Problem statement>
Retype only what runs from the first line of the listing to the line holding "Midwest', 'All Regions'];", both included. Do not retype the pictures.

Data shown>

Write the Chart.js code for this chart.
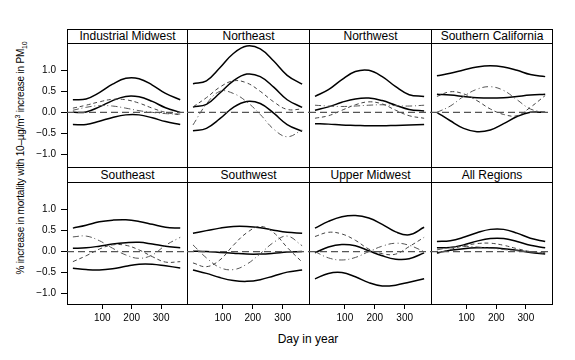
<!DOCTYPE html>
<html lang="en">
<head>
  <meta charset="UTF-8" />
  <title>PM10 mortality by region and season</title>
  <script src="https://cdn.jsdelivr.net/npm/chart.js"></script>
  <style>
    body {
      margin: 0;
      width: 575px;
      height: 360px;
      background: #fff;
      font-family: 'Liberation Sans', Arial, sans-serif;
      position: relative;
      overflow: hidden;
    }
    .frame, .strip, canvas, .title {
      position: absolute;
    }
    .frame {
      box-sizing: border-box;
      border: 1px solid #000;
    }
    .strip {
      box-sizing: border-box;
      border: 1px solid #000;
      background: #fff;
      font-size: 12px;
      text-align: center;
      color: #000;
    }
    .title {
      font-size: 12px;
      color: #000;
      white-space: nowrap;
    }
    #ytitle {
      left: 21px;
      top: 158px;
      font-size: 10px;
      letter-spacing: -0.2px;
      transform: translate(-50%, -50%) rotate(-90deg);
    }
    #xtitle {
      left: 308px;
      top: 339px;
      transform: translate(-50%, -50%);
    }
  </style>
</head>
<body>
  <div class="title" id="ytitle">% increase in mortality with 10&ndash;&micro;g/m<sup style="font-size:7px">3</sup> increase in PM<sub style="font-size:7px">10</sub></div>
  <div class="title" id="xtitle">Day in year</div>

  <script>
    // day of year where the curves were read
    const days = [0, 45, 90, 135, 180, 225, 270, 315, 365];

    const regions = ['Industrial Midwest', 'Northeast', 'Northwest', 'Southern California',
                     'Southeast', 'Southwest', 'Upper Midwest', 'All Regions'];

    // seasonal estimate (middle solid line)
    const estimate = [
      [0.00, 0.01, 0.13, 0.28, 0.38, 0.37, 0.26, 0.11, 0.00],
      [0.13, 0.19, 0.46, 0.75, 0.91, 0.85, 0.60, 0.30, 0.12],
      [0.05, 0.13, 0.24, 0.32, 0.34, 0.28, 0.17, 0.07, 0.03],
      [0.43, 0.41, 0.38, 0.35, 0.34, 0.35, 0.38, 0.41, 0.43],
      [0.08, 0.09, 0.13, 0.18, 0.21, 0.22, 0.18, 0.13, 0.09],
      [0.01, 0.00, -0.02, -0.04, -0.06, -0.06, -0.04, -0.01, 0.00],
      [-0.03, 0.11, 0.17, 0.14, 0.02, -0.10, -0.18, -0.17, -0.03],
      [0.09, 0.10, 0.16, 0.25, 0.31, 0.31, 0.24, 0.15, 0.09]
    ];

    // upper band (solid)
    const upper = [
      [0.30, 0.32, 0.47, 0.67, 0.81, 0.80, 0.65, 0.45, 0.30],
      [0.68, 0.75, 1.06, 1.40, 1.58, 1.51, 1.22, 0.88, 0.67],
      [0.38, 0.54, 0.78, 0.97, 1.00, 0.85, 0.61, 0.42, 0.38],
      [0.87, 0.93, 1.01, 1.08, 1.11, 1.08, 1.00, 0.90, 0.85],
      [0.56, 0.63, 0.71, 0.75, 0.76, 0.72, 0.65, 0.58, 0.56],
      [0.44, 0.50, 0.56, 0.60, 0.60, 0.57, 0.51, 0.46, 0.44],
      [0.56, 0.72, 0.83, 0.86, 0.80, 0.65, 0.47, 0.40, 0.58],
      [0.24, 0.26, 0.34, 0.45, 0.53, 0.53, 0.44, 0.32, 0.24]
    ];

    // lower band (solid)
    const lower = [
      [-0.29, -0.29, -0.21, -0.12, -0.06, -0.06, -0.13, -0.22, -0.29],
      [-0.44, -0.38, -0.15, 0.12, 0.26, 0.21, -0.02, -0.29, -0.45],
      [-0.27, -0.28, -0.30, -0.31, -0.32, -0.32, -0.31, -0.30, -0.29],
      [0.00, -0.20, -0.38, -0.46, -0.42, -0.27, -0.10, 0.00, 0.00],
      [-0.40, -0.43, -0.44, -0.41, -0.35, -0.30, -0.30, -0.34, -0.39],
      [-0.44, -0.52, -0.62, -0.69, -0.71, -0.67, -0.58, -0.49, -0.44],
      [-0.65, -0.52, -0.50, -0.60, -0.74, -0.82, -0.80, -0.73, -0.65],
      [-0.03, 0.03, 0.07, 0.09, 0.09, 0.07, 0.03, -0.02, -0.06]
    ];

    // alternative fit, dashed
    const altDashed = [
      [0.10, 0.17, 0.25, 0.31, 0.30, 0.22, 0.10, 0.00, -0.06],
      [0.13, 0.35, 0.60, 0.75, 0.70, 0.50, 0.25, 0.07, 0.08],
      [-0.14, -0.08, 0.05, 0.18, 0.25, 0.20, 0.05, -0.08, -0.14],
      [0.38, 0.49, 0.44, 0.28, 0.08, -0.05, -0.08, 0.12, 0.40],
      [-0.24, -0.10, 0.06, 0.16, 0.15, 0.04, -0.12, -0.25, -0.24],
      [-0.27, -0.36, -0.20, 0.15, 0.45, 0.60, 0.45, 0.10, -0.25],
      [0.36, 0.46, 0.42, 0.27, 0.06, -0.05, -0.06, 0.12, 0.34],
      [-0.05, 0.05, 0.14, 0.19, 0.20, 0.15, 0.07, 0.00, -0.05]
    ];

    // alternative fit, dot-dash
    const altDotDash = [
      [0.05, 0.12, 0.16, 0.15, 0.10, 0.04, 0.00, -0.03, -0.04],
      [-0.30, 0.20, 0.50, 0.45, 0.25, -0.05, -0.40, -0.58, -0.42],
      [0.17, 0.15, 0.14, 0.15, 0.17, 0.18, 0.16, 0.15, 0.17],
      [0.00, 0.15, 0.38, 0.55, 0.61, 0.52, 0.30, 0.08, 0.00],
      [0.35, 0.37, 0.26, 0.08, -0.08, -0.16, -0.08, 0.15, 0.34],
      [0.16, -0.15, -0.38, -0.43, -0.30, -0.05, 0.22, 0.37, 0.14],
      [0.00, -0.15, -0.20, -0.14, 0.00, 0.13, 0.20, 0.15, 0.00],
      [0.04, 0.10, 0.12, 0.11, 0.08, 0.05, 0.02, -0.01, -0.02]
    ];

    const xTicks = [100, 200, 300];
    const yTicks = [-1, -0.5, 0, 0.5, 1];

    // panel geometry (pixels)
    const colL = [67, 187, 309, 431];
    const colW = [120, 122, 122, 121];
    const stripT = [29, 167];
    const stripH = [14, 15];
    const plotT = [43, 182];
    const plotH = [124, 122];
    const yMin = [-1.3, -1.25];
    const yMax = [1.65, 1.66];
    const xMin = -20, xMax = 388;
    const yAxisW = 45, xAxisH = 30;

    const pts = arr => days.map((d, i) => ({ x: d, y: arr[i] }));

    regions.forEach((name, k) => {
      const r = Math.floor(k / 4), c = k % 4;
      const L = colL[c], W = colW[c];

      const frame = document.createElement('div');
      frame.className = 'frame';
      Object.assign(frame.style, {
        left: L + 'px', top: stripT[r] + 'px',
        width: (W + 1) + 'px', height: (stripH[r] + plotH[r] + 1) + 'px'
      });
      document.body.appendChild(frame);

      const strip = document.createElement('div');
      strip.className = 'strip';
      strip.textContent = name;
      Object.assign(strip.style, {
        left: L + 'px', top: stripT[r] + 'px',
        width: (W + 1) + 'px', height: (stripH[r] + 1) + 'px',
        lineHeight: (stripH[r] - 1) + 'px'
      });
      document.body.appendChild(strip);

      const showY = c === 0, showX = r === 1;
      const cv = document.createElement('canvas');
      const cw = W + (showY ? yAxisW : 0);
      const ch = plotH[r] + (showX ? xAxisH : 0);
      cv.width = cw; cv.height = ch;
      Object.assign(cv.style, {
        left: (L - (showY ? yAxisW : 0)) + 'px', top: plotT[r] + 'px',
        width: cw + 'px', height: ch + 'px'
      });
      document.body.appendChild(cv);

      const line = (arr, color, width, dash) => ({
        data: pts(arr), borderColor: color, borderWidth: width,
        borderDash: dash, pointRadius: 0, tension: 0.4, fill: false
      });

      new Chart(cv.getContext('2d'), {
        type: 'line',
        data: {
          datasets: [
            { data: [{ x: xMin, y: 0 }, { x: xMax, y: 0 }], borderColor: '#555',
              borderWidth: 1.2, borderDash: [7, 4], pointRadius: 0 },
            line(altDashed[k], '#444', 1, [4, 3]),
            line(altDotDash[k], '#555', 1, [6, 3, 1, 3]),
            line(upper[k], '#000', 1.5, []),
            line(estimate[k], '#000', 1.5, []),
            line(lower[k], '#000', 1.5, [])
          ]
        },
        options: {
          responsive: false,
          maintainAspectRatio: false,
          animation: false,
          layout: { padding: 0 },
          plugins: { legend: { display: false }, tooltip: { enabled: false } },
          scales: {
            x: {
              type: 'linear', min: xMin, max: xMax, display: showX,
              afterBuildTicks: s => { s.ticks = xTicks.map(v => ({ value: v })); },
              afterFit: s => {
                s.height = showX ? xAxisH : 0;
                s.paddingLeft = 0; s.paddingRight = 0;
              },
              border: { display: false },
              grid: { drawOnChartArea: false, tickLength: 5, tickColor: '#000' },
              ticks: { color: '#000', padding: 3, maxRotation: 0,
                       font: { family: 'Liberation Sans', size: 10 } }
            },
            y: {
              min: yMin[r], max: yMax[r], display: showY,
              afterBuildTicks: s => { s.ticks = yTicks.map(v => ({ value: v })); },
              afterFit: s => {
                s.width = showY ? yAxisW : 0;
                s.paddingTop = 0; s.paddingBottom = 0;
              },
              border: { display: false },
              grid: { drawOnChartArea: false, tickLength: 6, tickColor: '#000' },
              ticks: { color: '#000', padding: 5,
                       callback: v => v.toFixed(1).replace('-', '\u2212'),
                       font: { family: 'Liberation Sans', size: 10 } }
            }
          }
        }
      });
    });
  </script>
</body>
</html>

Answer to the problem>
Write the Chart.js code for this chart.
<!DOCTYPE html>
<html lang="en">
<head>
  <meta charset="UTF-8" />
  <title>PM10 mortality by region and season</title>
  <script src="https://cdn.jsdelivr.net/npm/chart.js"></script>
  <style>
    body {
      margin: 0;
      width: 575px;
      height: 360px;
      background: #fff;
      font-family: 'Liberation Sans', Arial, sans-serif;
      position: relative;
      overflow: hidden;
    }
    .frame, .strip, canvas, .title {
      position: absolute;
    }
    .frame {
      box-sizing: border-box;
      border: 1px solid #000;
    }
    .strip {
      box-sizing: border-box;
      border: 1px solid #000;
      background: #fff;
      font-size: 12px;
      text-align: center;
      color: #000;
    }
    .title {
      font-size: 12px;
      color: #000;
      white-space: nowrap;
    }
    #ytitle {
      left: 21px;
      top: 158px;
      font-size: 10px;
      letter-spacing: -0.2px;
      transform: translate(-50%, -50%) rotate(-90deg);
    }
    #xtitle {
      left: 308px;
      top: 339px;
      transform: translate(-50%, -50%);
    }
  </style>
</head>
<body>
  <div class="title" id="ytitle">% increase in mortality with 10&ndash;&micro;g/m<sup style="font-size:7px">3</sup> increase in PM<sub style="font-size:7px">10</sub></div>
  <div class="title" id="xtitle">Day in year</div>

  <script>
    // day of year where the curves were read
    const days = [0, 45, 90, 135, 180, 225, 270, 315, 365];

    const regions = ['Industrial Midwest', 'Northeast', 'Northwest', 'Southern California',
                     'Southeast', 'Southwest', 'Upper Midwest', 'All Regions'];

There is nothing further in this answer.